Japanese Maples are adaptable to almost any soils. The key things about Japanese Maples is they want to have really good drainage, so if you're planting them out in the ground, if the soil is very compacted and it's holding a lot of water, you will want to go in and amend the soil. Japanese Maples are very adaptable, so there's not a lot of amending to be done unless you need to make a soil less compacted and to add drainage.

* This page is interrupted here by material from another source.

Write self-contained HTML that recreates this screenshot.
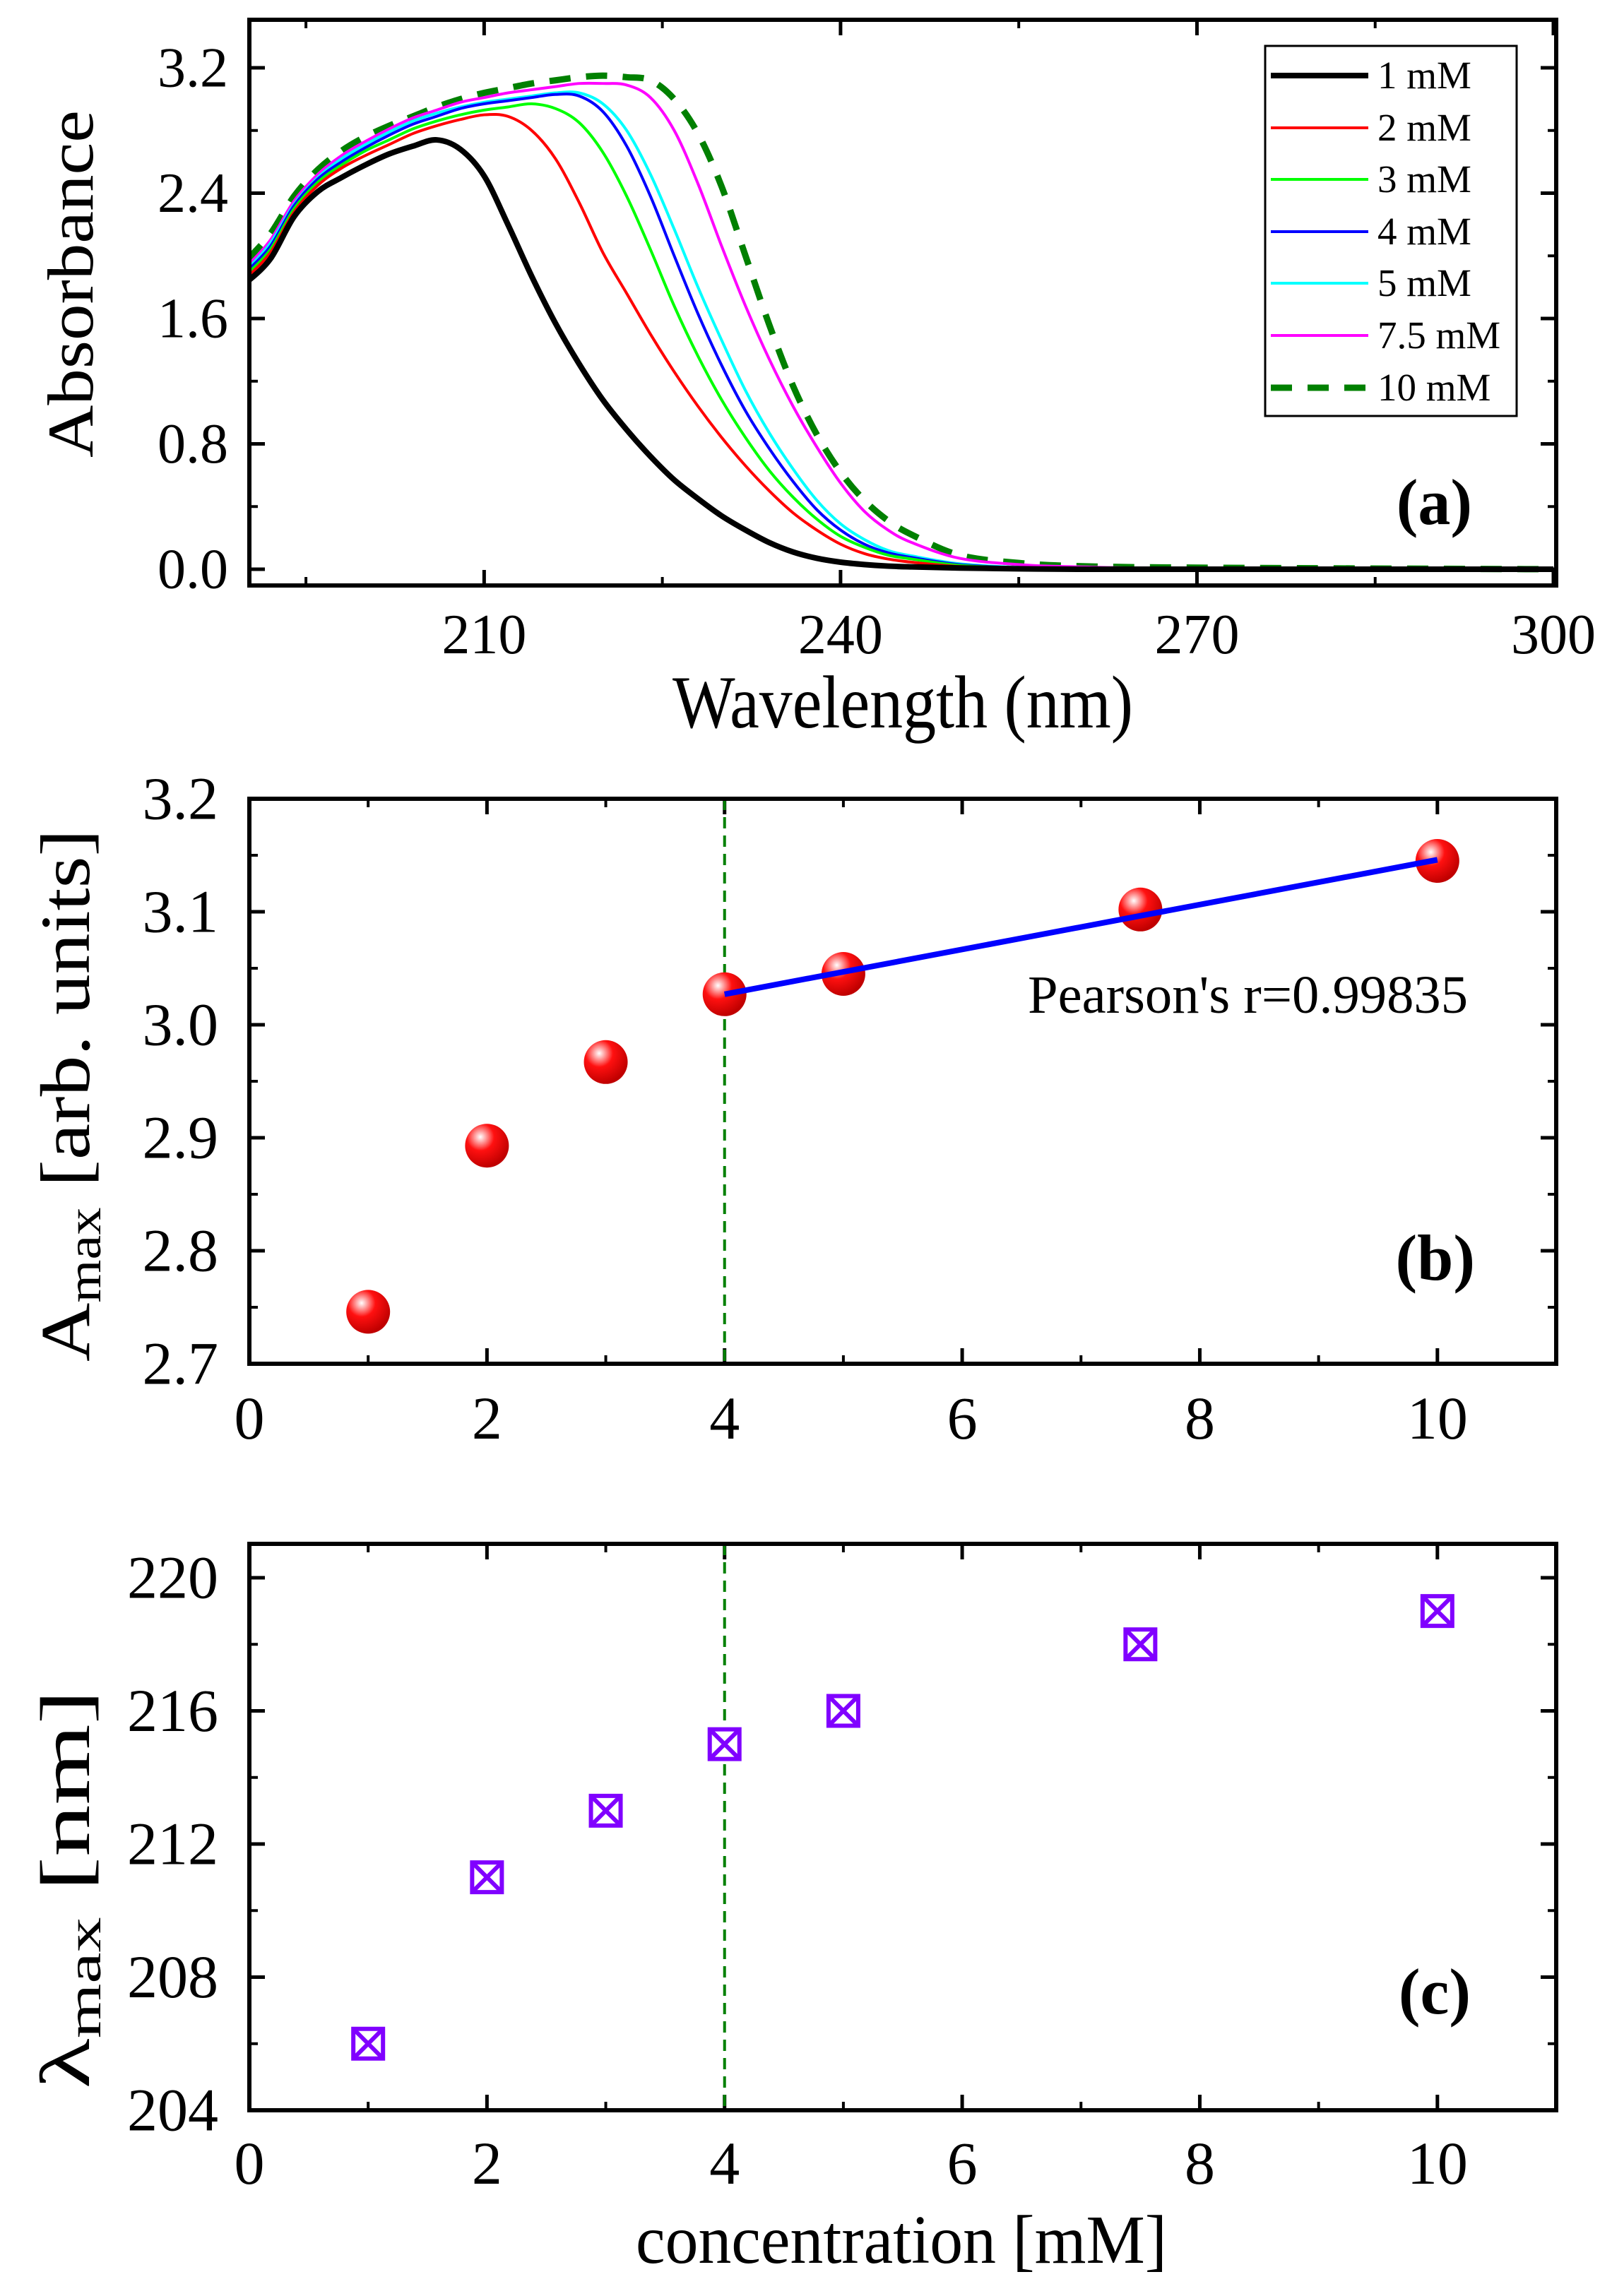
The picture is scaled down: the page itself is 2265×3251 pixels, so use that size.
<!DOCTYPE html>
<html><head><meta charset="utf-8"><style>
html,body{margin:0;padding:0;background:#fff}
svg{display:block}
text{font-family:"Liberation Serif",serif;fill:#000}
</style></head>
<body>
<svg id="fig" width="2265" height="3251" viewBox="0 0 2265 3251" xmlns="http://www.w3.org/2000/svg">
<rect width="2265" height="3251" fill="#fff"/>
<g id="pa"></g>
<g id="pb"></g>
<g id="pc"></g>
</svg>
<script>
// ---- Panel (a) data ----
const wavelengths = [190,192,194,196,198,200,202,204,206,208,210,212,214,216,218,220,222,224,226,228,230,232,234,236,238,240,242,244,246,250,255,260,270,300];
const seriesNames = ["1 mM","2 mM","3 mM","4 mM","5 mM","7.5 mM","10 mM"];
const abs1mM  = [1.83,1.98,2.25,2.41,2.50,2.58,2.65,2.70,2.74,2.68,2.51,2.20,1.87,1.57,1.31,1.08,0.89,0.72,0.57,0.45,0.34,0.25,0.17,0.11,0.07,0.045,0.03,0.02,0.015,0.008,0.003,0,0,0];
const abs2mM  = [1.86,2.02,2.28,2.45,2.56,2.64,2.71,2.78,2.83,2.87,2.90,2.89,2.80,2.62,2.34,2.02,1.76,1.50,1.26,1.04,0.84,0.66,0.50,0.36,0.25,0.16,0.10,0.065,0.045,0.018,0.006,0.002,0,0];
const abs3mM  = [1.88,2.04,2.30,2.47,2.58,2.67,2.74,2.81,2.86,2.90,2.93,2.95,2.97,2.94,2.85,2.66,2.38,2.04,1.68,1.36,1.08,0.84,0.63,0.46,0.32,0.21,0.14,0.09,0.065,0.025,0.01,0.004,0,0];
const abs4mM  = [1.90,2.06,2.32,2.49,2.60,2.69,2.77,2.84,2.89,2.94,2.97,2.99,3.01,3.03,3.02,2.92,2.70,2.38,2.00,1.63,1.30,1.01,0.77,0.56,0.38,0.25,0.16,0.105,0.075,0.03,0.01,0.005,0,0];
const abs5mM  = [1.91,2.08,2.33,2.50,2.62,2.71,2.79,2.86,2.91,2.95,2.98,3.00,3.02,3.04,3.04,2.97,2.80,2.52,2.17,1.80,1.46,1.14,0.87,0.64,0.44,0.29,0.19,0.12,0.085,0.035,0.012,0.005,0,0];
const abs75mM = [1.93,2.10,2.35,2.52,2.64,2.73,2.81,2.88,2.93,2.98,3.01,3.04,3.06,3.08,3.10,3.10,3.09,3.01,2.80,2.46,2.06,1.68,1.34,1.04,0.78,0.55,0.37,0.25,0.17,0.07,0.03,0.015,0.005,0];
const abs10mM = [1.97,2.14,2.38,2.55,2.67,2.76,2.83,2.89,2.95,3.00,3.04,3.07,3.10,3.12,3.14,3.15,3.14,3.12,3.00,2.78,2.44,2.00,1.56,1.17,0.86,0.62,0.44,0.31,0.22,0.09,0.04,0.02,0.01,0];
const seriesColors = ["#000000","#ff0000","#00ff00","#0000ff","#00ffff","#ff00ff","#008000"];
const xTicksA = [210,240,270,300];
const yTicksA = ["0.0","0.8","1.6","2.4","3.2"];
// ---- Panel (b),(c) data ----
const conc = [1,2,3,4,5,7.5,10];
const aMax = [2.746,2.893,2.967,3.027,3.045,3.102,3.145];
const fitX = [4,10];
const fitY = [3.027,3.146];
const lambdaMax = [206,211,213,215,216,218,219];
const xTicksBC = [0,2,4,6,8,10];
const yTicksB = ["2.7","2.8","2.9","3.0","3.1","3.2"];
const yTicksC = ["204","208","212","216","220"];
const pearsonText = "Pearson's r=0.99835";

const NS="http://www.w3.org/2000/svg";
function mk(parent,tag,attrs,txt){const e=document.createElementNS(NS,tag);for(const k in attrs)e.setAttribute(k,attrs[k]);if(txt!==undefined)e.textContent=txt;parent.appendChild(e);return e;}
function lin(d0,d1,r0,r1){return v=>r0+(v-d0)*(r1-r0)/(d1-d0);}

function frame(g,L,T,R,B,xs,ys,xMaj,xMin,yMaj,yMin,xLab,yLab,lfs,xOff,yGap){
  for(const v of xMaj){const x=xs(v);
    let t=mk(g,'line',{x1:x,y1:B,x2:x,y2:B-22,stroke:'#000','stroke-width':5});
    
    t=mk(g,'line',{x1:x,y1:T,x2:x,y2:T+22,stroke:'#000','stroke-width':5});
    }
  for(const v of xMin){const x=xs(v);
    let t=mk(g,'line',{x1:x,y1:B,x2:x,y2:B-12,stroke:'#000','stroke-width':4});
    
    t=mk(g,'line',{x1:x,y1:T,x2:x,y2:T+12,stroke:'#000','stroke-width':4});
    }
  for(const v of yMaj){const y=ys(v);
    let t=mk(g,'line',{x1:L,y1:y,x2:L+22,y2:y,stroke:'#000','stroke-width':5});
    
    t=mk(g,'line',{x1:R,y1:y,x2:R-22,y2:y,stroke:'#000','stroke-width':5});
    }
  for(const v of yMin){const y=ys(v);
    let t=mk(g,'line',{x1:L,y1:y,x2:L+12,y2:y,stroke:'#000','stroke-width':4});
    
    t=mk(g,'line',{x1:R,y1:y,x2:R-12,y2:y,stroke:'#000','stroke-width':4});
    }
  for(let i=0;i<xMaj.length;i++){const t=mk(g,'text',{x:xs(xMaj[i]),y:B+xOff,'font-size':lfs,'text-anchor':'middle'},xLab[i]);
    }
  for(let i=0;i<yMaj.length;i++){const t=mk(g,'text',{x:L-yGap,y:ys(yMaj[i])+lfs*0.33,'font-size':lfs,'text-anchor':'end'},yLab[i]);
    }
}
function border(g,L,T,R,B){const r=mk(g,'rect',{x:L,y:T,width:R-L,height:B-T,fill:'none',stroke:'#000','stroke-width':6});
  }
function smoothPath(pts){let d=`M${pts[0][0]},${pts[0][1]}`;
  for(let i=0;i<pts.length-1;i++){const p0=pts[Math.max(0,i-1)],p1=pts[i],p2=pts[i+1],p3=pts[Math.min(pts.length-1,i+2)];
    const c1=[p1[0]+(p2[0]-p0[0])/6,p1[1]+(p2[1]-p0[1])/6],c2=[p2[0]-(p3[0]-p1[0])/6,p2[1]-(p3[1]-p1[1])/6];
    d+=` C${c1[0]},${c1[1]} ${c2[0]},${c2[1]} ${p2[0]},${p2[1]}`;}
  return d;}

// ---------- Panel A ----------
(function(){
  const g=document.getElementById('pa');
  const L=353,R=2203,T=28,B=829;
  const xs=lin(190,300,349,2199), ys=lin(0,3.2,806,96);
  const yVals=yTicksA.map(Number);
  frame(g,L,T,R,B,xs,ys,xTicksA,[195,225,255,285],yVals,[0.4,1.2,2.0,2.8],xTicksA.map(String),yTicksA,80,96,30);
  const all=[abs1mM,abs2mM,abs3mM,abs4mM,abs5mM,abs75mM,abs10mM];
  const clip=mk(g,'clipPath',{id:'cpa'});mk(clip,'rect',{x:L,y:T,width:R-L,height:B-T});
  for(let s=all.length-1;s>=0;s--){
    const pts=wavelengths.map((w,i)=>[xs(w),ys(all[s][i])]);
    const p=mk(g,'path',{d:smoothPath(pts),fill:'none',stroke:seriesColors[s],'stroke-width':s===0?8:(s===6?9:4),'clip-path':'url(#cpa)'});
    if(s===6)p.setAttribute('stroke-dasharray','30 22');
    
    
  }
  border(g,L,T,R,B);
  const lg=mk(g,'g',{});
  
  mk(lg,'rect',{x:1791,y:65,width:356,height:524,fill:'#fff',stroke:'#000','stroke-width':3});
  const ly=[107,181,254,328,401,475,549];
  for(let s=0;s<7;s++){
    const e=mk(lg,'g',{});
    
    const l=mk(e,'line',{x1:1799,y1:ly[s],x2:1937,y2:ly[s],stroke:seriesColors[s],'stroke-width':s===0?8:(s===6?9:4)});
    if(s===6)l.setAttribute('stroke-dasharray','30 22');
    mk(e,'text',{x:1950,y:ly[s]+18,'font-size':55},seriesNames[s]);
  }
  let t=mk(g,'text',{x:2084,y:742,'font-size':92,'font-weight':'bold','text-anchor':'end'},'(a)');
  
  t=mk(g,'text',{x:1278,y:1030,'font-size':106,'text-anchor':'middle',textLength:652,lengthAdjust:'spacingAndGlyphs'},'Wavelength (nm)');
  
  t=mk(g,'text',{x:0,y:0,'font-size':92,'text-anchor':'middle',textLength:492,lengthAdjust:'spacingAndGlyphs',transform:'translate(131,402) rotate(-90)','font-family':'Liberation Sans, sans-serif'},'Absorbance');
  
})();

// ---------- Panel B ----------
(function(){
  const g=document.getElementById('pb');
  const L=353,R=2203,T=1131,B=1931;
  const xs=lin(0,11,L,R), ys=lin(2.7,3.2,B,T);
  frame(g,L,T,R,B,xs,ys,xTicksBC,[1,3,5,7,9],yTicksB.map(Number),[2.75,2.85,2.95,3.05,3.15],xTicksBC.map(String),yTicksB,86,106,44);
  let v=mk(g,'line',{x1:xs(4),y1:T,x2:xs(4),y2:B,stroke:'#008000','stroke-width':4,'stroke-dasharray':'16 10'});
  
  const defs=mk(g,'defs',{});
  const rg=mk(defs,'radialGradient',{id:'ball',cx:'0.35',cy:'0.3',r:'0.7'});
  mk(rg,'stop',{offset:'0','stop-color':'#ffffff'});
  mk(rg,'stop',{offset:'0.15','stop-color':'#ffb0b0'});
  mk(rg,'stop',{offset:'0.45','stop-color':'#ff1010'});
  mk(rg,'stop',{offset:'1','stop-color':'#c00000'});
  for(let i=0;i<conc.length;i++){
    const c=mk(g,'circle',{cx:xs(conc[i]),cy:ys(aMax[i]),r:31,fill:'url(#ball)'});
    
  }
  const f=mk(g,'line',{x1:xs(fitX[0]),y1:ys(fitY[0]),x2:xs(fitX[1]),y2:ys(fitY[1]),stroke:'#0000ff','stroke-width':8});
  
  border(g,L,T,R,B);
  let t=mk(g,'text',{x:2078,y:1434,'font-size':76,'text-anchor':'end',textLength:623,lengthAdjust:'spacingAndGlyphs'},pearsonText);
  
  t=mk(g,'text',{x:2088,y:1812,'font-size':92,'font-weight':'bold','text-anchor':'end'},'(b)');
  
  t=mk(g,'text',{x:0,y:0,'font-size':100,'text-anchor':'middle',textLength:754,lengthAdjust:'spacingAndGlyphs',transform:'translate(126,1551) rotate(-90)'});
  
  mk(t,'tspan',{},'A');mk(t,'tspan',{'font-size':68,dy:16},'max');mk(t,'tspan',{dy:-16},' [arb. units]');
})();

// ---------- Panel C ----------
(function(){
  const g=document.getElementById('pc');
  const L=353,R=2203,T=2186,B=2988;
  const xs=lin(0,11,L,R), ys=lin(204,220,B,2234);
  frame(g,L,T,R,B,xs,ys,xTicksBC,[1,3,5,7,9],yTicksC.map(Number),[206,210,214,218],xTicksBC.map(String),yTicksC,86,104,44);
  let v=mk(g,'line',{x1:xs(4),y1:T,x2:xs(4),y2:B,stroke:'#008000','stroke-width':4,'stroke-dasharray':'16 10'});
  
  for(let i=0;i<conc.length;i++){
    const x=xs(conc[i]),y=ys(lambdaMax[i]),h=21;
    const m=mk(g,'g',{stroke:'#8000ff','stroke-width':6,fill:'none'});
    
    mk(m,'rect',{x:x-h,y:y-h,width:2*h,height:2*h,fill:'#fff'});
    mk(m,'line',{x1:x-h,y1:y-h,x2:x+h,y2:y+h});
    mk(m,'line',{x1:x-h,y1:y+h,x2:x+h,y2:y-h});
  }
  border(g,L,T,R,B);
  let t=mk(g,'text',{x:2082,y:2851,'font-size':92,'font-weight':'bold','text-anchor':'end'},'(c)');
  
  t=mk(g,'text',{x:1276,y:3204,'font-size':98,'text-anchor':'middle',textLength:752,lengthAdjust:'spacingAndGlyphs'},'concentration [mM]');
  
  t=mk(g,'text',{x:0,y:0,'font-size':100,'text-anchor':'middle',textLength:565,lengthAdjust:'spacingAndGlyphs',transform:'translate(126,2675) rotate(-90)'});
  
  mk(t,'tspan',{},'λ');mk(t,'tspan',{'font-size':68,dy:16},'max');mk(t,'tspan',{dy:-16},' [nm]');
})();
</script>
</body></html>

The most common soil myth is that you need to add a bunch of stuff to your soil to get plants to grow in it. God created the soil better than we can buy in stores most of the time, and it's been a proven fact that most of the stuff you're buying in garden centers has less nutrients in it than the soil that's already there. It's important to make sure that you're not just amending the soil for no reason because what will happen is the plant will take time to get established into whatever your soil amendment is, then years down the road it might actually be slowing the plant down. If your soil has good drainage and is not compacted dirt, there's no reason to amend the soil whenever you're planting a Japanese Maple. You can use your native soil and that'll be one of the things that has the most micronutrients for it and is going to help the Japanese Maple to thrive and do well for you.
What you should use:
Some people plant their trees in containers, and here at Mr. Maple we use a very light and fluffy soil texture that is an 80% pine bark, 15% peat, and 5% perlite mix. We also add different nutrients such as a Micro Max to add 32 essential micronutrients which help the plant to thrive. Something comparable would be a MiracleGro mix that you would get in the store, most of the pine bark mixes are fantastic for containers and are an easy soil to grow Japanese Maples in, as well as being readily available.
What you should avoid using:
You definitely want to avoid soils that are high in nitrogen. This could be something that has large amounts of cow manure in it, as well as something that has fertilizer in it. If you use one of those fertilizers going into the fall, the plant may not shut down going into the winter and you can get damage on your Japanese Maple from being too active during the winter months. The best time to fertilize anything is in the spring.
Why is soil so important?
A healthy tree starts with healthy roots. By having a Japanese Maple in healthy soil with good drainage and when it's not compacted, the roots can set out and get established, therefore making your tree healthier. The healthier your tree, the more it will thrive and do well for you in the landscape or in a container. Japanese Maples are very easy to grow and very adaptable to most soils, but the key thing is good drainage.